Required work – The entries below contain a line with "Clone this chart in matplotlib." and a line with "1-409/533, (861-106)/906, (409-40)/533])". Quote exactly those two lines and all lines between them.

Material supplied –
══════════════════════════════
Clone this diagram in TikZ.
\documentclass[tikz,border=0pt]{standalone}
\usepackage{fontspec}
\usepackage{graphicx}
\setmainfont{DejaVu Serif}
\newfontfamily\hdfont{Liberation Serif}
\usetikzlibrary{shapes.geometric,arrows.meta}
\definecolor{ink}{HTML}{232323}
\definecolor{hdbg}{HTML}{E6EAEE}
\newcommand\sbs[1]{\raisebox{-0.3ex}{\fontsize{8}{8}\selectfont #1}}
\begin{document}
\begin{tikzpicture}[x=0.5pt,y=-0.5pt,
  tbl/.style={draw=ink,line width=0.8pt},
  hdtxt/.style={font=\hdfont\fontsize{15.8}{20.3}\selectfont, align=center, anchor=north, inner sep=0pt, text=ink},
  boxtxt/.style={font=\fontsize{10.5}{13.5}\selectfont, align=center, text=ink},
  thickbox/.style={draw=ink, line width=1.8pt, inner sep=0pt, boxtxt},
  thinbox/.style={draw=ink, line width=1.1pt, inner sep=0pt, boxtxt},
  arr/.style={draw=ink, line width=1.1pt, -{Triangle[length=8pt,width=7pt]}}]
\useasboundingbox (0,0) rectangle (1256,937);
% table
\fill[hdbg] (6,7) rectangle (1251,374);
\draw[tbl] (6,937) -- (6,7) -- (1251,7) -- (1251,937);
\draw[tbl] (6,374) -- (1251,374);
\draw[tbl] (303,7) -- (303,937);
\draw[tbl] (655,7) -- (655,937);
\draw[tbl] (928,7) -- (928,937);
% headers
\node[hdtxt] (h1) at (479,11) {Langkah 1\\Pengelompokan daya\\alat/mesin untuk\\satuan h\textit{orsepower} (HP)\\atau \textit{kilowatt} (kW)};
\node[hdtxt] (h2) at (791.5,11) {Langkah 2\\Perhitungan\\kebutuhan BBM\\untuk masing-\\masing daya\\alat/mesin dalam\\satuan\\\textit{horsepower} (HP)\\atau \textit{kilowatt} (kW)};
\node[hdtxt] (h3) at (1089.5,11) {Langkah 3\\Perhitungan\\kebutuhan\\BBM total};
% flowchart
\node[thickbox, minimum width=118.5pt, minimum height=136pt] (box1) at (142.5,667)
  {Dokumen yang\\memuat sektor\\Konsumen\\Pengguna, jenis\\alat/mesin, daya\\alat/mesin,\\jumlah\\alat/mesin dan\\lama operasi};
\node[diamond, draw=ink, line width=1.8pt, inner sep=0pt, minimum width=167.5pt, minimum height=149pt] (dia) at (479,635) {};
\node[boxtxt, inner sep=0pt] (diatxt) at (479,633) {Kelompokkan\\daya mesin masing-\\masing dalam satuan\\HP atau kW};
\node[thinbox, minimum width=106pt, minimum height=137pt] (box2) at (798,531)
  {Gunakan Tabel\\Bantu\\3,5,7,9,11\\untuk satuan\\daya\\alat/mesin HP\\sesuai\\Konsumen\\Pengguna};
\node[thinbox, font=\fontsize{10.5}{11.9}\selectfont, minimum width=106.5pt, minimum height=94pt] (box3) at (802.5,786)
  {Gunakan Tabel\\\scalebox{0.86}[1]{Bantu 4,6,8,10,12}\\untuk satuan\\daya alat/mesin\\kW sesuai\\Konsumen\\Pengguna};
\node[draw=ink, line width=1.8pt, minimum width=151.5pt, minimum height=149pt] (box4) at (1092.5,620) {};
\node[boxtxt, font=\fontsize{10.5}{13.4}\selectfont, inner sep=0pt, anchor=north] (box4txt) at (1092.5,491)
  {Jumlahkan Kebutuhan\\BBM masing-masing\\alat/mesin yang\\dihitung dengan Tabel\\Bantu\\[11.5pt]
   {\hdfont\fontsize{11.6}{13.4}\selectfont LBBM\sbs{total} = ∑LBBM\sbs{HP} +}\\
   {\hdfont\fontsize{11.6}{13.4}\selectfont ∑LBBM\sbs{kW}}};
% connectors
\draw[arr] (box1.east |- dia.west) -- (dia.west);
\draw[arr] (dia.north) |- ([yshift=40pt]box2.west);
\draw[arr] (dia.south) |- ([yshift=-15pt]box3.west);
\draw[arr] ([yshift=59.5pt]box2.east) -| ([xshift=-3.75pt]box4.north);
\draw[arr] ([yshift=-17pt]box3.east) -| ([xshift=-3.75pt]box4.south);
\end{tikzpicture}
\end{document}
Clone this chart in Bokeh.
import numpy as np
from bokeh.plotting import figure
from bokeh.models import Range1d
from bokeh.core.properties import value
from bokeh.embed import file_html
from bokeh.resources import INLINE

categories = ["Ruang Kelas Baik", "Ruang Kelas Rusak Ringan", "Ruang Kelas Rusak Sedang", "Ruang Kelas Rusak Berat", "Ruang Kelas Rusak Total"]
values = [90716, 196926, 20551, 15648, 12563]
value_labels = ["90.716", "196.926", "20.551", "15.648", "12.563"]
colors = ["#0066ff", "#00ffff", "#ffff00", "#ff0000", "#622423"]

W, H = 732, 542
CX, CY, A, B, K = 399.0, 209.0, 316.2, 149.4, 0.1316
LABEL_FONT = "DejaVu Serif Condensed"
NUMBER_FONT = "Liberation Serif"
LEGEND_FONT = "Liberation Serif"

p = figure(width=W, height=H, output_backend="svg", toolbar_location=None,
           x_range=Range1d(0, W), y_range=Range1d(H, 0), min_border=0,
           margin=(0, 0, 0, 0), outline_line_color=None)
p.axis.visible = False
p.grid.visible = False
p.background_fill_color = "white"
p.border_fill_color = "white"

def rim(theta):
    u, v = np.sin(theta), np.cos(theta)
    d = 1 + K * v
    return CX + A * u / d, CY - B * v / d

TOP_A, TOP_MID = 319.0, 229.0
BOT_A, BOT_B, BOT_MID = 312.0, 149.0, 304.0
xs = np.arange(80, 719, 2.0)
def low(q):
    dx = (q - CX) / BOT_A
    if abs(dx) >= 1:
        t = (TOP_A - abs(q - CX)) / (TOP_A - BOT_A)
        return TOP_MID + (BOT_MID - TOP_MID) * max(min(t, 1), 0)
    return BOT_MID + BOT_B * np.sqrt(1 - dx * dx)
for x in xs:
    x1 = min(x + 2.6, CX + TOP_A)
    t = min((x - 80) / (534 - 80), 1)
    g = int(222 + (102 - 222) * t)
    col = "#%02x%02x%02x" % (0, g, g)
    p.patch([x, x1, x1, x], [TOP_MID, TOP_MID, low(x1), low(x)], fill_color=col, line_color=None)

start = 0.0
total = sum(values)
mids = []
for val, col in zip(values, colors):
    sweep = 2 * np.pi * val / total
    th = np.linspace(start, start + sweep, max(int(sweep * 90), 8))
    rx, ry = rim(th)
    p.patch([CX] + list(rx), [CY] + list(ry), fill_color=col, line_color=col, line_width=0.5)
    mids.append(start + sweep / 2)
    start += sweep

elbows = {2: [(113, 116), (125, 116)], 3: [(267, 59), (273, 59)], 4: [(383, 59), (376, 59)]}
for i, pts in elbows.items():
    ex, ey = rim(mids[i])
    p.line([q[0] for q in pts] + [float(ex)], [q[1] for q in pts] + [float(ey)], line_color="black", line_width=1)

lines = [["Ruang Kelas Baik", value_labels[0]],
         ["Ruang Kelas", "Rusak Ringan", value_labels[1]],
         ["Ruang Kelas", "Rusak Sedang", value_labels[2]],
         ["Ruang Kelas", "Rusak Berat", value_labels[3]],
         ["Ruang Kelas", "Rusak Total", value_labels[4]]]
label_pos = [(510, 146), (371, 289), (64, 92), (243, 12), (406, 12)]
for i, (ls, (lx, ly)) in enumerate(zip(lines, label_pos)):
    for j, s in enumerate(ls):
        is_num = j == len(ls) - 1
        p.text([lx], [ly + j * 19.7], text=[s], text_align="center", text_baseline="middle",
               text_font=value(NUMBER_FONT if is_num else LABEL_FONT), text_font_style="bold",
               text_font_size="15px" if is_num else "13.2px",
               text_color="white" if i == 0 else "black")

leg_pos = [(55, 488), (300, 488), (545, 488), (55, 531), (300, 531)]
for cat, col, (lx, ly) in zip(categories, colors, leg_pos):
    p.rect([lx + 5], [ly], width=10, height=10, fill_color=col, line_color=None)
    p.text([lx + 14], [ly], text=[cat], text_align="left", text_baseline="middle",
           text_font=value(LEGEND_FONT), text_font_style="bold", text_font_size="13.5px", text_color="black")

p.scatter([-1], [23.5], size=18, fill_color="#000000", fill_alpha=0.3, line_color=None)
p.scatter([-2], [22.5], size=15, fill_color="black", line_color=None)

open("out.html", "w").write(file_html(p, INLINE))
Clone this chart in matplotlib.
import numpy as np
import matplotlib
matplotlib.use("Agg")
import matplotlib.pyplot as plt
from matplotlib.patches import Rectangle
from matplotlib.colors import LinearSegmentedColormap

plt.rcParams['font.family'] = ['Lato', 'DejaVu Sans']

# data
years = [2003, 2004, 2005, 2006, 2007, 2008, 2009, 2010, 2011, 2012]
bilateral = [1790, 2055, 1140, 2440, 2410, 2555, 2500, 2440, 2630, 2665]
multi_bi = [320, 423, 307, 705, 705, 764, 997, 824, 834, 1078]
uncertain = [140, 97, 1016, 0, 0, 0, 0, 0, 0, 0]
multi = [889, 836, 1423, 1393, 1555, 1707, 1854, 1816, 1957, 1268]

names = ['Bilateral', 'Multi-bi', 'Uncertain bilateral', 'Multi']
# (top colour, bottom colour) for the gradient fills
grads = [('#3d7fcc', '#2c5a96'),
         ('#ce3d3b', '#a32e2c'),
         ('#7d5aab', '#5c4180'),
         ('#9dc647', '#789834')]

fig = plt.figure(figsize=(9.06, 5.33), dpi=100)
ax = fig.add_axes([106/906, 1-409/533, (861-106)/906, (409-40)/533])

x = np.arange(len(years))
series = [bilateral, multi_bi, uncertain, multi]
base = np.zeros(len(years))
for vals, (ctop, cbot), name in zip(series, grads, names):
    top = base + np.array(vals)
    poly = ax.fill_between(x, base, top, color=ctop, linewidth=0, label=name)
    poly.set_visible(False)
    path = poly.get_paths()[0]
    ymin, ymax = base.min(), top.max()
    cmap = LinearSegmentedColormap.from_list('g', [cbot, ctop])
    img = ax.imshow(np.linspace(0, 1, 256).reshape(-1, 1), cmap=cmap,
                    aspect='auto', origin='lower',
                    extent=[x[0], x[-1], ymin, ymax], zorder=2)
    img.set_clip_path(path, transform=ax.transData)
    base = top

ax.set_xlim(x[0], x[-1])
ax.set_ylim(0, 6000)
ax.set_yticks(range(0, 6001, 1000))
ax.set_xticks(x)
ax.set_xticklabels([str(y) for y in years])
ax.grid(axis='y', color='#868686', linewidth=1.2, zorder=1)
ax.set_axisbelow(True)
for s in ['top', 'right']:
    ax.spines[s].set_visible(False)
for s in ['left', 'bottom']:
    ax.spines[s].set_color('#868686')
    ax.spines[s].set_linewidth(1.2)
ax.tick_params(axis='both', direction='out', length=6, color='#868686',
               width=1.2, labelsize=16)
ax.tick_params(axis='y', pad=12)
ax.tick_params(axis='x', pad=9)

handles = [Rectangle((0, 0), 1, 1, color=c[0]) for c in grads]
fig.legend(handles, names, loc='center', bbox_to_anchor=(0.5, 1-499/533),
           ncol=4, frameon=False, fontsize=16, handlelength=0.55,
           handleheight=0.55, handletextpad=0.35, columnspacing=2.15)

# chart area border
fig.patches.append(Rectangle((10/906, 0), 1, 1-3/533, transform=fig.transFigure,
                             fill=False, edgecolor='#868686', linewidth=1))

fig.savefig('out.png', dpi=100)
══════════════════════════════
Written solution –
Clone this chart in matplotlib.
import numpy as np
import matplotlib
matplotlib.use("Agg")
import matplotlib.pyplot as plt
from matplotlib.patches import Rectangle
from matplotlib.colors import LinearSegmentedColormap

plt.rcParams['font.family'] = ['Lato', 'DejaVu Sans']

# data
years = [2003, 2004, 2005, 2006, 2007, 2008, 2009, 2010, 2011, 2012]
bilateral = [1790, 2055, 1140, 2440, 2410, 2555, 2500, 2440, 2630, 2665]
multi_bi = [320, 423, 307, 705, 705, 764, 997, 824, 834, 1078]
uncertain = [140, 97, 1016, 0, 0, 0, 0, 0, 0, 0]
multi = [889, 836, 1423, 1393, 1555, 1707, 1854, 1816, 1957, 1268]

names = ['Bilateral', 'Multi-bi', 'Uncertain bilateral', 'Multi']
# (top colour, bottom colour) for the gradient fills
grads = [('#3d7fcc', '#2c5a96'),
         ('#ce3d3b', '#a32e2c'),
         ('#7d5aab', '#5c4180'),
         ('#9dc647', '#789834')]

fig = plt.figure(figsize=(9.06, 5.33), dpi=100)
ax = fig.add_axes([106/906, 1-409/533, (861-106)/906, (409-40)/533])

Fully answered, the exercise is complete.